The Azure machine controller should be configured to use Azure cloud environment name from the Infrastructure object. It makes sense to configure the controller itself as per machine configuration would not be ergonomic for two reasons:

  1. The Machines / MachineSets are created by the installer or users once but new objects would require the user to specify these values again.

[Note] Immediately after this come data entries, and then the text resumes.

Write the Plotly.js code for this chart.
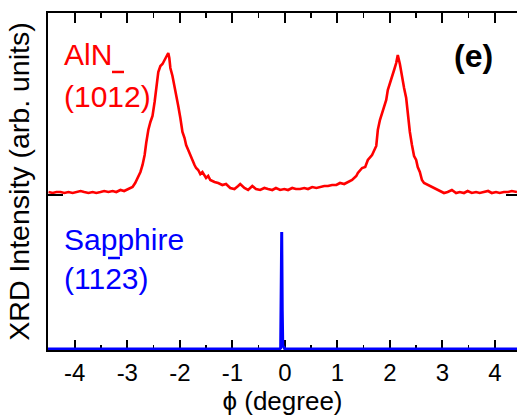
<!DOCTYPE html>
<html>
<head>
<meta charset="utf-8">
<script src="https://cdn.plot.ly/plotly-3.0.1.min.js"></script>
<style>html,body{margin:0;padding:0;overflow:hidden;background:#fff;}</style>
</head>
<body>
<div id="chart" style="width:517px;height:417px;"></div>
<script>
// AlN (10-12) phi scan (arbitrary units, offset upward)
const alnPhi = [-4.50,-4.42,-4.35,-4.27,-4.20,-4.12,-4.04,-3.97,-3.89,-3.82,-3.74,-3.66,-3.59,-3.51,-3.44,-3.36,-3.28,-3.21,-3.13,-3.06,-2.98,-2.90,-2.85,-2.79,-2.75,-2.71,-2.67,-2.64,-2.60,-2.56,-2.52,-2.48,-2.45,-2.41,-2.37,-2.33,-2.29,-2.26,-2.22,-2.20,-2.18,-2.14,-2.10,-2.07,-2.03,-1.99,-1.95,-1.91,-1.88,-1.84,-1.80,-1.76,-1.72,-1.69,-1.65,-1.61,-1.57,-1.53,-1.50,-1.46,-1.42,-1.34,-1.27,-1.19,-1.12,-1.04,-0.96,-0.89,-0.85,-0.77,-0.70,-0.62,-0.55,-0.47,-0.39,-0.32,-0.24,-0.17,-0.09,-0.01,0.06,0.14,0.21,0.29,0.37,0.44,0.52,0.60,0.67,0.75,0.82,0.90,0.98,1.05,1.13,1.20,1.28,1.36,1.39,1.47,1.53,1.58,1.66,1.74,1.77,1.81,1.89,1.93,1.96,2.00,2.04,2.08,2.12,2.15,2.19,2.23,2.27,2.31,2.34,2.38,2.42,2.46,2.50,2.53,2.57,2.61,2.65,2.72,2.80,2.88,2.95,3.03,3.10,3.18,3.26,3.33,3.41,3.48,3.56,3.64,3.71,3.79,3.87,3.94,4.02,4.09,4.17,4.25,4.32,4.42];
const alnInt = [158,157,158,158,157,158,157,158,159,158,157,158,157,158,159,158,159,158,160,159,161,163,167,173,178,185,195,207,220,228,234,248,262,278,284,286,290,293,297,292,282,274,264,254,244,232,218,212,205,200,194,190,185,182,180,176,178,174,172,174,170,168,167,165,166,162,161,164,166,162,160,164,161,160,162,161,160,162,160,161,160,162,161,161,162,161,163,162,163,164,164,165,165,167,166,168,170,174,177,182,183,190,195,204,220,230,242,250,260,266,272,280,287,295,286,272,262,252,235,218,205,194,190,183,178,170,167,165,163,161,159,157,158,160,157,158,157,159,157,158,157,158,159,157,158,157,158,158,159,158];
// Sapphire (11-23) phi scan
const sapPhi = [-4.51,-4.0,-3.5,-3.0,-2.5,-2.0,-1.5,-1.0,-0.5,-0.10,-0.08,-0.07,-0.06,-0.05,-0.04,-0.02,0.0,0.5,1.0,1.5,2.0,2.5,3.0,3.5,4.0,4.42];
const sapInt = [1,1,1,1,1.5,1,1,1,1,1,2,60,118,40,4,3,1,1,1,1,1,1,1,1,1,1];
const alnZeroLevel = 155;
const xTicks = [-4,-3,-2,-1,0,1,2,3,4];
const xTickText = ['-4','-3','-2','-1','0','1','2','3','4'];

const FONT = 'Liberation Sans, Arial, Helvetica, sans-serif';

const traces = [
  {x: alnPhi, y: alnInt, type: 'scatter', mode: 'lines', line: {color: '#ff0000', width: 2.6}, hoverinfo: 'skip'},
  {x: sapPhi, y: sapInt, type: 'scatter', mode: 'lines', line: {color: '#0000ff', width: 3}, hoverinfo: 'skip'}
];

const layout = {
  width: 517, height: 417,
  margin: {l: 48, r: 0, t: 13, b: 67},
  paper_bgcolor: '#fff', plot_bgcolor: '#fff',
  showlegend: false,
  font: {family: FONT, color: '#000'},
  xaxis: {
    range: [-4.51, 4.42],
    tickvals: xTicks, ticktext: xTickText,
    ticks: 'inside', ticklen: 10, tickwidth: 2, tickcolor: '#000',
    minor: {ticks: 'inside', ticklen: 5, tickwidth: 1.5, dtick: 0.5, tick0: 0, tickcolor: '#000'},
    showline: true, linewidth: 2, linecolor: '#000', mirror: 'ticks',
    showgrid: false, zeroline: false,
    tickfont: {size: 24, family: FONT, color: '#000'},
    title: {text: '\u03d5 (degree)', font: {size: 26, family: FONT, color: '#000'}, standoff: 6},
    layer: 'below traces'
  },
  yaxis: {
    range: [0, 337],
    showticklabels: false, ticks: '',
    showline: true, linewidth: 2, linecolor: '#000',
    showgrid: false, zeroline: false,
    title: {text: 'XRD Intensity (arb. units)', font: {size: 28.5, family: FONT, color: '#000'}, standoff: 8},
    layer: 'below traces'
  },
  shapes: [
    {type: 'line', xref: 'paper', yref: 'y', x0: 0, x1: 0.032, y0: alnZeroLevel, y1: alnZeroLevel, line: {color: '#000', width: 2}},
    {type: 'line', xref: 'paper', yref: 'y', x0: 0.9765, x1: 1, y0: alnZeroLevel, y1: alnZeroLevel, line: {color: '#000', width: 2}},
    {type: 'line', xref: 'paper', yref: 'paper', x0: 0.1365, x1: 0.162, y0: 0.825, y1: 0.825, line: {color: '#ff0000', width: 2.5}},
    {type: 'line', xref: 'paper', yref: 'paper', x0: 0.128, x1: 0.1535, y0: 0.273, y1: 0.273, line: {color: '#0000ff', width: 2.5}}
  ],
  annotations: [
    {text: 'AlN', xref: 'paper', yref: 'paper', x: 0.030, y: 0.878, xanchor: 'left', yanchor: 'middle', showarrow: false, font: {size: 30, family: FONT, color: '#ff0000'}},
    {text: '(1012)', xref: 'paper', yref: 'paper', x: 0.030, y: 0.752, xanchor: 'left', yanchor: 'middle', showarrow: false, font: {size: 30, family: FONT, color: '#ff0000'}},
    {text: 'Sapphire', xref: 'paper', yref: 'paper', x: 0.030, y: 0.329, xanchor: 'left', yanchor: 'middle', showarrow: false, font: {size: 30, family: FONT, color: '#0000ff'}},
    {text: '(1123)', xref: 'paper', yref: 'paper', x: 0.030, y: 0.212, xanchor: 'left', yanchor: 'middle', showarrow: false, font: {size: 30, family: FONT, color: '#0000ff'}},
    {text: '<b>(e)</b>', xref: 'paper', yref: 'paper', x: 0.908, y: 0.873, xanchor: 'center', yanchor: 'middle', showarrow: false, font: {size: 32, family: FONT, color: '#000'}}
  ]
};

Plotly.newPlot('chart', traces, layout, {staticPlot: true, displayModeBar: false});
</script>
</body>
</html>
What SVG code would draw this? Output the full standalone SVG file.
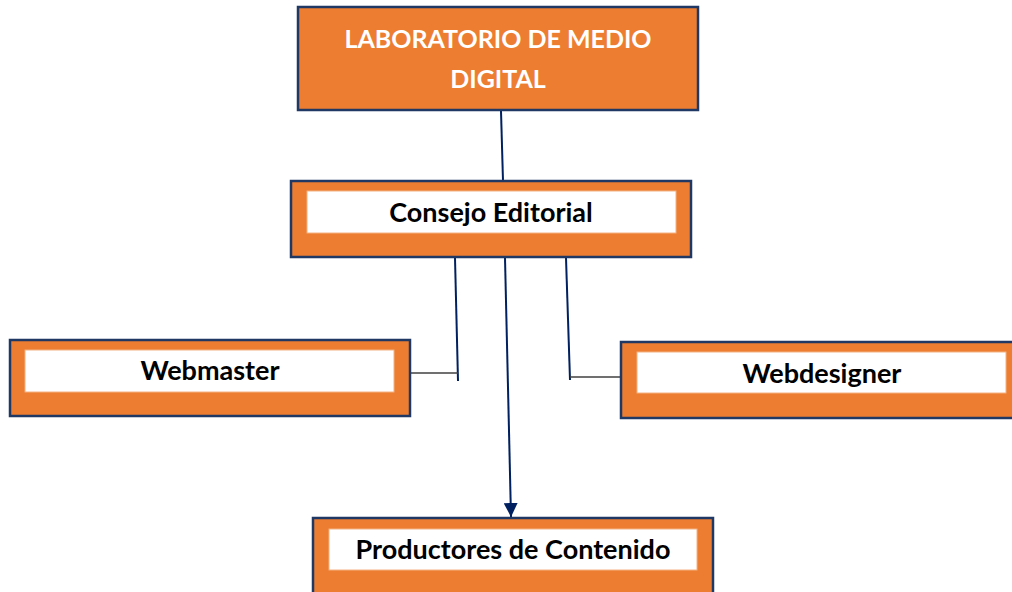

  2. The requirement for clouds per Machine doesn't seem to provide major value.

Risks and Mitigations

  1. Picking correct instance type defaults for various clouds. The user UX when the installer fails to find default instance types for the a cloud is not great as it just errors out, but I think a little higher bar for non-public Azure cloud environments should not be too hard.

Test Plan

TODO

Graduation Criteria

None

Upgrade / Downgrade Strategy

The changes to the API objects are backwards compatible and therefore there shouldn't be any specific concerns w.r.t to upgrades or downgrades.

Version Skew Strategy

The changes to the API objects are backwards compatible and therefore there shouldn't be any specific concerns w.r.t to upgrades or downgrades.

Implementation History

None

Alternatives

We could treat all the non-public Azure cloud environments as Custom Azure cloud environment requiring the users to provide resource management endpoint. But that would not be great UX because,

  • the Azure SDKs support these known environments natively and it will be a lot more easy for users to say UsGovernmentCloud instead of knowing the URL.
  • Extra validations are required for URLs provided.
  • The installer can control the known cloud names easily.
  • The installer users the azurerm terraform provider that doesn't have support of custom resource endpoint URLs and would require use of the azurestack terraform provider. A change like that would be a lot more involved and therefore supporting known cloud names is a lot more easier to satisfy the goals.

Infrastructure Needed

  1. Access to MAG environment to test the changes.